What needs to be done
Omit all pictures, then retype the data exactly as given.

Recorded data
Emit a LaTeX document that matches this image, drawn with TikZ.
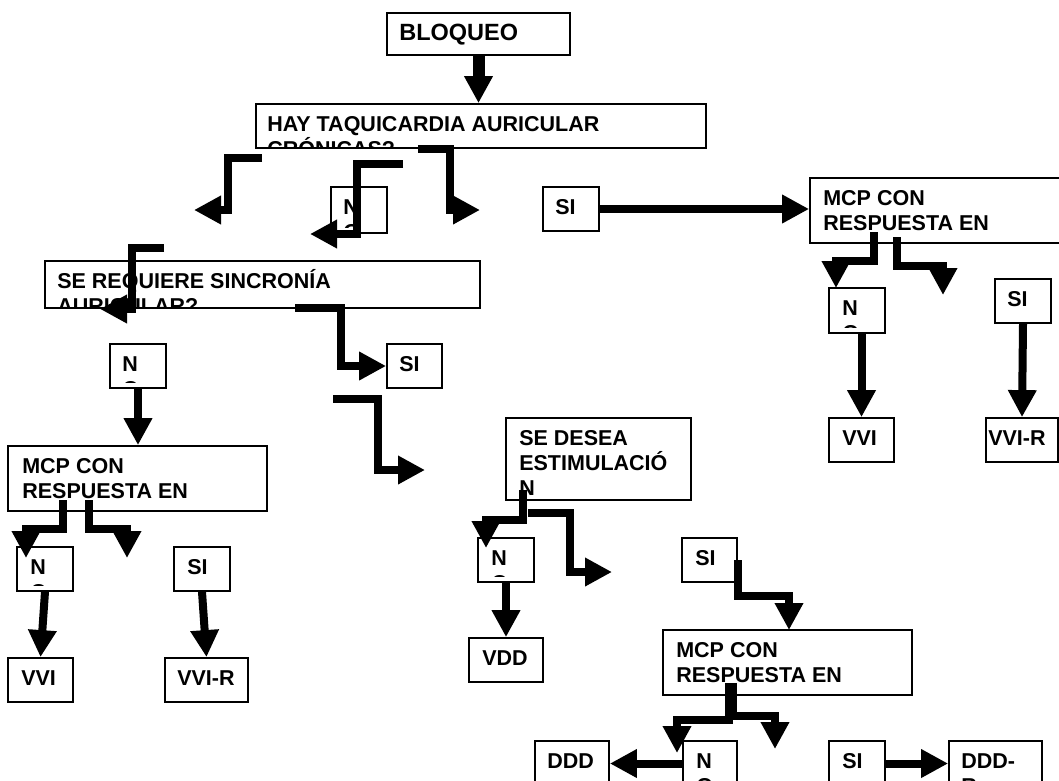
\documentclass[tikz,border=0pt]{standalone}
\usepackage{fontspec}
\setmainfont{Liberation Sans}
\usetikzlibrary{arrows.meta,fit}
\newcommand{\bxfont}{\fontsize{21.5}{25}\selectfont\bfseries}
\newcommand{\bigbx}{\fontsize{23.5}{27}\selectfont}
\tikzset{
  boxst/.style={draw, line width=1.8pt, inner sep=0pt},
  arr/.style={line width=8pt, line join=miter, -{Triangle[length=27pt,width=27pt]}},
}
% name, x1, y1, x2, y2, left inset, bottom inset of the text area, text
\newcommand{\tbox}[8]{%
  \node[boxst, fit={(#2,#3) (#4,#5)}] (#1) {};
  \begin{scope}
    \clip ([yshift=#7pt]#1.south west) rectangle (#1.north east);
    \node[anchor=base west, inner sep=0pt] at ([shift={(#6,28)}]#1.north west)
      {\parbox[t]{400pt}{\bxfont #8}};
  \end{scope}}
\begin{document}
\begin{tikzpicture}[x=1pt, y=-1pt]
\fill[white] (0,0) rectangle (1059,780);
\useasboundingbox (0,0) rectangle (1059,780);

% boxes
\tbox{bloq}{387}{13}{570}{55}{13}{1}{\bigbx BLOQUEO}
\tbox{hay}{256}{104}{706}{148}{12}{1}{HAY TAQUICARDIA AURICULAR\\CRÓNICAS?}
\tbox{nA}{331}{187}{387}{233}{13}{6}{N\\O}
\tbox{siA}{543}{187}{599}{231}{13}{1}{SI}
\tbox{mcpR}{810}{178}{1075}{243}{14}{1}{MCP CON\\RESPUESTA EN}
\tbox{sereq}{45}{261}{480}{308}{13}{1}{SE REQUIERE SINCRONÍA\\AURICULAR?}
\tbox{nB}{110}{344}{166}{388}{13}{6}{N\\O}
\tbox{siB}{387}{344}{442}{388}{13}{1}{SI}
\tbox{nR}{829}{288}{885}{333}{14}{6}{N\\O}
\tbox{siR}{995}{279}{1051}{323}{13}{1}{SI}
\tbox{vviR}{829}{418}{894}{462}{14}{1}{VVI}
\tbox{vvirR}{986}{418}{1058}{462}{3}{1}{VVI-R}
\tbox{mcpL}{8}{446}{267}{511}{15}{1}{MCP CON\\RESPUESTA EN}
\tbox{nL}{17}{547}{73}{591}{14}{6}{N\\O}
\tbox{siL}{174}{547}{230}{591}{14}{1}{SI}
\tbox{vviL}{8}{658}{73}{702}{14}{1}{VVI}
\tbox{vvirL}{165}{658}{248}{702}{13}{1}{VVI-R}
\tbox{desea}{506}{418}{691}{500}{14}{1}{SE DESEA\\ESTIMULACIÓ\\N}
\tbox{nM}{478}{538}{534}{582}{14}{6}{N\\O}
\tbox{vdd}{469}{638}{543}{682}{14}{1}{VDD}
\tbox{siM}{682}{538}{737}{582}{14}{1}{SI}
\tbox{mcpB}{663}{630}{912}{695}{14}{1}{MCP CON\\RESPUESTA EN}
\tbox{ddd}{535}{741}{609}{786}{13}{1}{DDD}
\tbox{nD}{683}{741}{737}{786}{14}{6}{N\\O}
\tbox{siD}{829}{741}{885}{786}{14}{1}{SI}
\tbox{dddr}{949}{741}{1042}{786}{13}{1}{DDD-\\R}

% free connector ends
\coordinate (e1s) at (262,158);  \coordinate (e1t) at (194,210);
\coordinate (e2s) at (403,164);  \coordinate (e2t) at (310,234);
\coordinate (e3s) at (418,149);  \coordinate (e3t) at (480,210);
\coordinate (e4s) at (164,248);  \coordinate (e4t) at (100,309);
\coordinate (e5s) at (295,308);
\coordinate (e6s) at (333,399);  \coordinate (e6t) at (425,470);
\coordinate (e7s) at (63,500);   \coordinate (e7t) at (26,558);
\coordinate (e8s) at (89,500);   \coordinate (e8t) at (127,558);
\coordinate (e9s) at (874,232);  \coordinate (e9t) at (836,288);
\coordinate (e10s) at (897,237); \coordinate (e10t) at (943,295);
\coordinate (e11s) at (523,490); \coordinate (e11t) at (486,548);
\coordinate (e12s) at (528,513); \coordinate (e12t) at (612,572);
\coordinate (e13t) at (789,630);
\coordinate (e14s) at (729,683); \coordinate (e14t) at (677,753);
\coordinate (e15s) at (733,683); \coordinate (e15t) at (775,749);

% connectors
\draw[arr, line width=12pt] (bloq.south) -- (bloq.south |- hay.north);
\draw[arr] (e1s) -- ++(-34,0) |- (e1t);
\draw[arr] (e2s) -- ++(-46,0) |- (e2t);
\draw[arr] (e3s) -- ++(32,0) |- (e3t);
\draw[arr] (siA.east) -- (siA.east -| mcpR.west);
\draw[arr] (e4s) -- ++(-32,0) |- (e4t);
\draw[arr] (e5s) -- ++(46,0) |- (siB.west);
\draw[arr] (nB.south) -- (nB.south |- mcpL.north);
\draw[arr] (e6s) -- ++(45,0) |- (e6t);
\draw[arr] (e7s) -- ++(0,29) -| (e7t);
\draw[arr] (e8s) -- ++(0,29) -| (e8t);
\draw[arr] (nL.south) -- (vviL.north);
\draw[arr] (siL.south) -- (vvirL.north);
\draw[arr] (e9s) -- ++(0,29) -| (e9t);
\draw[arr] (e10s) -- ++(0,29) -| (e10t);
\draw[arr] (vviR.north |- nR.south) -- (vviR.north);
\draw[arr] (siR.south) -- (vvirR.north);
\draw[arr] (e11s) -- ++(0,30) -| (e11t);
\draw[arr] (e12s) -- ++(42,0) |- (e12t);
\draw[arr] (nM.south) -- (vdd.north);
\draw[arr] (siM.east) -- ++(0,36) -| (e13t);
\draw[arr] (e14s) -- ++(0,37) -| (e14t);
\draw[arr] (e15s) -- ++(0,33) -| (e15t);
\draw[arr] (nD.west) -- (ddd.east);
\draw[arr] (siD.east) -- (dddr.west);
\end{tikzpicture}
\end{document}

Answer to this exercise
Emit a LaTeX document that matches this image, drawn with TikZ.
\documentclass[tikz,border=0pt]{standalone}
\usepackage{fontspec}
\setmainfont{Liberation Sans}
\usetikzlibrary{arrows.meta,fit}
\newcommand{\bxfont}{\fontsize{21.5}{25}\selectfont\bfseries}
\newcommand{\bigbx}{\fontsize{23.5}{27}\selectfont}
\tikzset{
  boxst/.style={draw, line width=1.8pt, inner sep=0pt},
  arr/.style={line width=8pt, line join=miter, -{Triangle[length=27pt,width=27pt]}},
}
% name, x1, y1, x2, y2, left inset, bottom inset of the text area, text
\newcommand{\tbox}[8]{%
  \node[boxst, fit={(#2,#3) (#4,#5)}] (#1) {};
  \begin{scope}
    \clip ([yshift=#7pt]#1.south west) rectangle (#1.north east);
    \node[anchor=base west, inner sep=0pt] at ([shift={(#6,28)}]#1.north west)
      {\parbox[t]{400pt}{\bxfont #8}};
  \end{scope}}
\begin{document}
\begin{tikzpicture}[x=1pt, y=-1pt]
\fill[white] (0,0) rectangle (1059,780);
\useasboundingbox (0,0) rectangle (1059,780);

% boxes
\tbox{bloq}{387}{13}{570}{55}{13}{1}{\bigbx BLOQUEO}
\tbox{hay}{256}{104}{706}{148}{12}{1}{HAY TAQUICARDIA AURICULAR\\CRÓNICAS?}
\tbox{nA}{331}{187}{387}{233}{13}{6}{N\\O}
\tbox{siA}{543}{187}{599}{231}{13}{1}{SI}
\tbox{mcpR}{810}{178}{1075}{243}{14}{1}{MCP CON\\RESPUESTA EN}
\tbox{sereq}{45}{261}{480}{308}{13}{1}{SE REQUIERE SINCRONÍA\\AURICULAR?}
\tbox{nB}{110}{344}{166}{388}{13}{6}{N\\O}
\tbox{siB}{387}{344}{442}{388}{13}{1}{SI}
\tbox{nR}{829}{288}{885}{333}{14}{6}{N\\O}
\tbox{siR}{995}{279}{1051}{323}{13}{1}{SI}
\tbox{vviR}{829}{418}{894}{462}{14}{1}{VVI}
\tbox{vvirR}{986}{418}{1058}{462}{3}{1}{VVI-R}
\tbox{mcpL}{8}{446}{267}{511}{15}{1}{MCP CON\\RESPUESTA EN}
\tbox{nL}{17}{547}{73}{591}{14}{6}{N\\O}
\tbox{siL}{174}{547}{230}{591}{14}{1}{SI}
\tbox{vviL}{8}{658}{73}{702}{14}{1}{VVI}
\tbox{vvirL}{165}{658}{248}{702}{13}{1}{VVI-R}
\tbox{desea}{506}{418}{691}{500}{14}{1}{SE DESEA\\ESTIMULACIÓ\\N}
\tbox{nM}{478}{538}{534}{582}{14}{6}{N\\O}
\tbox{vdd}{469}{638}{543}{682}{14}{1}{VDD}
\tbox{siM}{682}{538}{737}{582}{14}{1}{SI}
\tbox{mcpB}{663}{630}{912}{695}{14}{1}{MCP CON\\RESPUESTA EN}
\tbox{ddd}{535}{741}{609}{786}{13}{1}{DDD}
\tbox{nD}{683}{741}{737}{786}{14}{6}{N\\O}
\tbox{siD}{829}{741}{885}{786}{14}{1}{SI}
\tbox{dddr}{949}{741}{1042}{786}{13}{1}{DDD-\\R}

% free connector ends
\coordinate (e1s) at (262,158);  \coordinate (e1t) at (194,210);
\coordinate (e2s) at (403,164);  \coordinate (e2t) at (310,234);
\coordinate (e3s) at (418,149);  \coordinate (e3t) at (480,210);
\coordinate (e4s) at (164,248);  \coordinate (e4t) at (100,309);
\coordinate (e5s) at (295,308);
\coordinate (e6s) at (333,399);  \coordinate (e6t) at (425,470);
\coordinate (e7s) at (63,500);   \coordinate (e7t) at (26,558);
\coordinate (e8s) at (89,500);   \coordinate (e8t) at (127,558);
\coordinate (e9s) at (874,232);  \coordinate (e9t) at (836,288);
\coordinate (e10s) at (897,237); \coordinate (e10t) at (943,295);
\coordinate (e11s) at (523,490); \coordinate (e11t) at (486,548);
\coordinate (e12s) at (528,513); \coordinate (e12t) at (612,572);
\coordinate (e13t) at (789,630);
\coordinate (e14s) at (729,683); \coordinate (e14t) at (677,753);
\coordinate (e15s) at (733,683); \coordinate (e15t) at (775,749);

% connectors
\draw[arr, line width=12pt] (bloq.south) -- (bloq.south |- hay.north);
\draw[arr] (e1s) -- ++(-34,0) |- (e1t);
\draw[arr] (e2s) -- ++(-46,0) |- (e2t);
\draw[arr] (e3s) -- ++(32,0) |- (e3t);
\draw[arr] (siA.east) -- (siA.east -| mcpR.west);
\draw[arr] (e4s) -- ++(-32,0) |- (e4t);
\draw[arr] (e5s) -- ++(46,0) |- (siB.west);
\draw[arr] (nB.south) -- (nB.south |- mcpL.north);
\draw[arr] (e6s) -- ++(45,0) |- (e6t);
\draw[arr] (e7s) -- ++(0,29) -| (e7t);
\draw[arr] (e8s) -- ++(0,29) -| (e8t);
\draw[arr] (nL.south) -- (vviL.north);
\draw[arr] (siL.south) -- (vvirL.north);
\draw[arr] (e9s) -- ++(0,29) -| (e9t);
\draw[arr] (e10s) -- ++(0,29) -| (e10t);
\draw[arr] (vviR.north |- nR.south) -- (vviR.north);
\draw[arr] (siR.south) -- (vvirR.north);
\draw[arr] (e11s) -- ++(0,30) -| (e11t);
\draw[arr] (e12s) -- ++(42,0) |- (e12t);
\draw[arr] (nM.south) -- (vdd.north);
\draw[arr] (siM.east) -- ++(0,36) -| (e13t);
\draw[arr] (e14s) -- ++(0,37) -| (e14t);
\draw[arr] (e15s) -- ++(0,33) -| (e15t);
\draw[arr] (nD.west) -- (ddd.east);
\draw[arr] (siD.east) -- (dddr.west);
\end{tikzpicture}
\end{document}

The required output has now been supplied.